Construction is underway at a site near Bayview Avenue and Finch Avenue East in Toronto on a uniquely shaped school that curves and encloses an internalized courtyard.
Designed by ZAS Architects Inc., the new St. Joseph Morrow Park Catholic Secondary School is being built for the Toronto Catholic District School Board (TCDSB) by Bondfield Construction Company Ltd.
The estimated construction cost is $28 million. Completion is scheduled for January 2020. The project team includes consulting structural, mechanical and electrical engineers WSP.
“This is a highly anticipated project that will bring a state-of-the-art facility to the students and families in this school community,” said Ward 7 Trustee Michael Del Grande.
“The new space will allow students to embrace a 21st century learning experience.”
The three-storey, 100,000-square-foot school is situated at the south end of a long and narrow site that is flanked by private residences. Some townhouses were demolished to accommodate construction.
Primary building materials are a concrete and steel structure, brick and aluminum panel exterior and concrete block partitions.
The school’s academic and administrative block is configured in an L-shape around a central courtyard.
Immediately adjacent to the courtyard are the majority of public student spaces — a cafeteria, gymnasium, library and a private chapel.
The atrium and gym are topped with two large green roofs.
The interior design treats each wing as a zone, using colour to co-ordinate between areas, ZAS said.
Given the need for a full playing field and parking, the school board opted to add a 93-spot parking structure underground.

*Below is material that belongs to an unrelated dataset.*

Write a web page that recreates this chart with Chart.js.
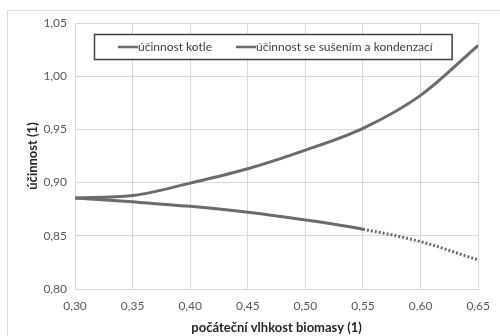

This allowed the site to remain open, both for student use as well as the community.
From a construction perspective, the project is not expected to pose any major challenges — aside from the inclusion of underground parking, said Deborah Friesen, acting executive superintendent, facilities services at the TCDSB.
She said the school board received funding approval from the Ministry of Education in November 2010.
A requirement from the city to widen Cummer Avenue and provide other off-site improvements added to the complexity of the project “and therefore added time to the approvals process.”
Friesen said construction of the new school was prompted by the fact students are currently housed in a leased facility, which has been sold.
The TCDSB educates close to 92,000 students in 195 Catholic elementary and second schools.